Solenia orange begonia is a great performer.  Properly watered, they will bloom heavily the entire summer.  They have succulent juicy stems that will rot if they are overwatered.  If you put your finger in the dirt-and the dirt sticks, wait to water.  Lime green is represented in the pots, creeping jenny, and the irisine in the right hand pot.  Lime and orange is a combination guaranteed to wake you up.

Gartenmeister fuchsia grows vigorously enough to make a great show as a flowering topiary.  As it is a lax grower, it needs secure staking from the beginning.  The dark red threadleaf amaranthus and orange New Guineas finish the arrangement.  Though that orange dominates, the overall impact is as much about form as color. 

Bicolor angelonia and Persian Qeen geraniums make a lively a color statement.  I plant lots of pots for the shop-when I see a combination grow up to make a beautiful bouquest, I try to make a note of it.  These two plants just seem made for each other.  The angelonia loosens up that stiffly growing geranium.  The geranium provides mass and substance to that wispy growing angelonia.  Hot pink, purple and lime-delicious.  That little bit of white in the angelonia keeps all the other color reading loud and clear.

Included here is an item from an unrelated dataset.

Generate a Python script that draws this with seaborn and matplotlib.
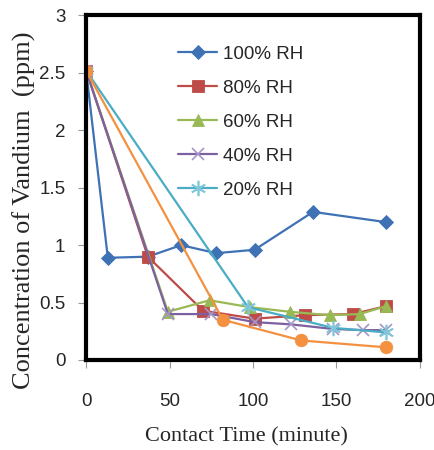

A gardener has no end of plants to choose from.  How to organize what to choose?  I recommend as a first step-ignore what is in bloom May 10.  Too many people restrict their exposure to plants by insisting on “color” right off the bat.  There are other flowering plants in this world besides impatiens, wax leaf begonias, and red geraniums.  Big growing annuals do not make any kind of show in mid May; it takes time for them to mature.  Increasingly I see growers producing big plants in large tubs early.  I buy them when I am planting a client late-the tubs enable me to catch them up. But the pleasure of large growing plants has much to do with the patience to grow them on. Though it is June 3, I have no idea what I will do in my own pots. Maybe some hot color-maybe not.   I have time to dream it up-an entire season is still out there,  ahead of me. 

 No small part of the fun of gardening is planning, putting it all together, and  watching it grow up to be something.